Yes. You could even assign thisptr to NULL, and the have a function
that sets it. (Make sure your __dealloc__ checks for NULL before
deleting it...)

- Robert

[Gregor Thalhammer]

> Hi Everyone,
>
> Now that I have my callbacks working with a Cython-generated extension module, I can write Python code to grab streaming data from my logic analyzer. My motivation here is to write a real-time data analyzer in Python (or Cython...). The problem is, it is going to have to be *fast*. Essentially, my callback function will be called regularly (approximately 20-30 times per second) with a pointer to a large array of bytes. I need to do some pretty heavy processing on these values, but I can't afford to bottleneck the acquisition so I will need to probably do the analysis in a background thread and hope I can keep up. The size of the array could be as large as 1 million bytes for higher sampling rates.

This seems similar to a problem I was working on, analyzing and displaying images from a video camera. 60 images per second, 1 MByte each. Handling this amount of data was no problem.

> Not being very good with C/C++/Cython at the moment, I would love some pointers (pun intended) on how to deal with this amount of data. I need to dispose of the arrays of data as I am done with them to avoid running out of memory, and the logic analyzer provides a method that I can use to delete the arrays when I no longer need them. So, given the breadth of experience on this list, I was wondering:
>
> - Do I have any hope of succeeding here? :)
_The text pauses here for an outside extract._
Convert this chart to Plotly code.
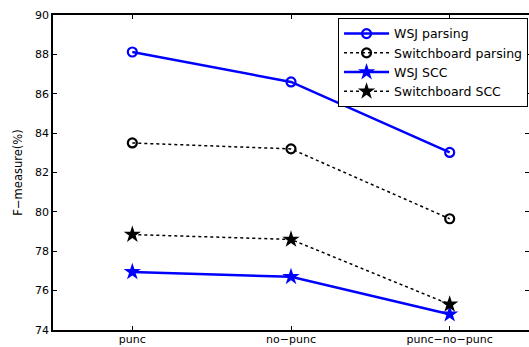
import plotly.graph_objects as go

categories = ["punc", "no\u2212punc", "punc\u2212no\u2212punc"]
wsj_parsing = [88.12, 86.6, 83.02]
swb_parsing = [83.5, 83.2, 79.65]
wsj_scc = [76.95, 76.7, 74.8]
swb_scc = [78.85, 78.6, 75.3]
y_ticks = [74, 76, 78, 80, 82, 84, 86, 88, 90]

xs = list(range(len(categories)))
fig = go.Figure()
fig.add_trace(go.Scatter(x=xs, y=wsj_parsing, name="WSJ parsing", mode="lines+markers",
                         line=dict(color="#0000ff", width=2.5),
                         marker=dict(symbol="circle-open", size=9, color="#0000ff", line=dict(width=2.2))))
fig.add_trace(go.Scatter(x=xs, y=swb_parsing, name="Switchboard parsing", mode="lines+markers",
                         line=dict(color="black", width=1.5, dash="dot"),
                         marker=dict(symbol="circle-open", size=9, color="black", line=dict(width=2.2))))
fig.add_trace(go.Scatter(x=xs, y=wsj_scc, name="WSJ SCC", mode="lines+markers",
                         line=dict(color="#0000ff", width=2.5),
                         marker=dict(symbol="star", size=13, color="#0000ff")))
fig.add_trace(go.Scatter(x=xs, y=swb_scc, name="Switchboard SCC", mode="lines+markers",
                         line=dict(color="black", width=1.5, dash="dot"),
                         marker=dict(symbol="star", size=13, color="black")))

fig.update_layout(
    width=529, height=347,
    margin=dict(l=53, r=0, t=15, b=17, autoexpand=False),
    plot_bgcolor="white", paper_bgcolor="white",
    font=dict(family="DejaVu Sans, sans-serif", size=11, color="black"),
    legend=dict(x=0.998, y=0.9905, xanchor="right", yanchor="top",
                bordercolor="black", borderwidth=1, bgcolor="white",
                font=dict(size=12.5, color="black"), tracegroupgap=0, itemwidth=45),
    showlegend=True,
)
fig.update_xaxes(range=[-0.5, 2.5], tickvals=xs, ticktext=categories, automargin=False,
                 showline=True, linecolor="black", linewidth=1.5, mirror="ticks",
                 ticks="inside", ticklen=4, tickcolor="black", showgrid=False, zeroline=False,
                 tickfont=dict(size=11, color="black"), ticklabelstandoff=-2)
fig.update_yaxes(range=[74, 90], tickvals=y_ticks, automargin=False,
                 showline=True, linecolor="black", linewidth=1.5, mirror="ticks",
                 ticks="inside", ticklen=4, tickcolor="black", showgrid=False, zeroline=False,
                 title=dict(text="F\u2212measure(%)", font=dict(size=11.5, color="black"), standoff=10),
                 tickfont=dict(size=11, color="black"))

fig.write_html("out.html", config={"displayModeBar": False},
               post_script="document.body.style.margin='0';document.body.style.overflow='hidden';")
depends on your data analysis, but with numpy/cython I would say: yes, easily. A modern CPU can handle a data rate of about 10 GB/s.

> - Would it be possible to convert this amount of data to a Python array.array, (or numpy - but I have never used this before so I don't know if it will help me or not) quickly? Looping over the C array and appending to a Python array.array is not fast enough (no big surprise there) but I haven't found another method yet.

I prefer using numpy arrays. I made a copy on array creation (numpy.frombuffer), so I didn't need to care about releasing the memory. At the data rate you mentioned I didn't experience any limitation due to the copy, but there are possibilities to create a numpy array from a pointer without copying data and proper memory release, there exists a detailed description (by Travis Oliphant?), but I lost the link.

> - Does anyone have any sample code that does something similar they can point me to?

You get your data in quite big chunks. I would convert them to a numpy array, put them into a Queue, and use another thread for data analysis.

> - I'll need to examine bits within the bytes when analyzing the data - does anyone have any experience doing this efficiently?

Just a guess: use the usual bit operators in numpy: bitwise_XXX()

Gregor

[Mark Melvin]

I still can't get this to work:

from libcpp.queue cimport queue
ctypedef unsigned char U8
cdef queue[U8*] *q = new queue[U8*]()

Even if I boil it down to these three lines only.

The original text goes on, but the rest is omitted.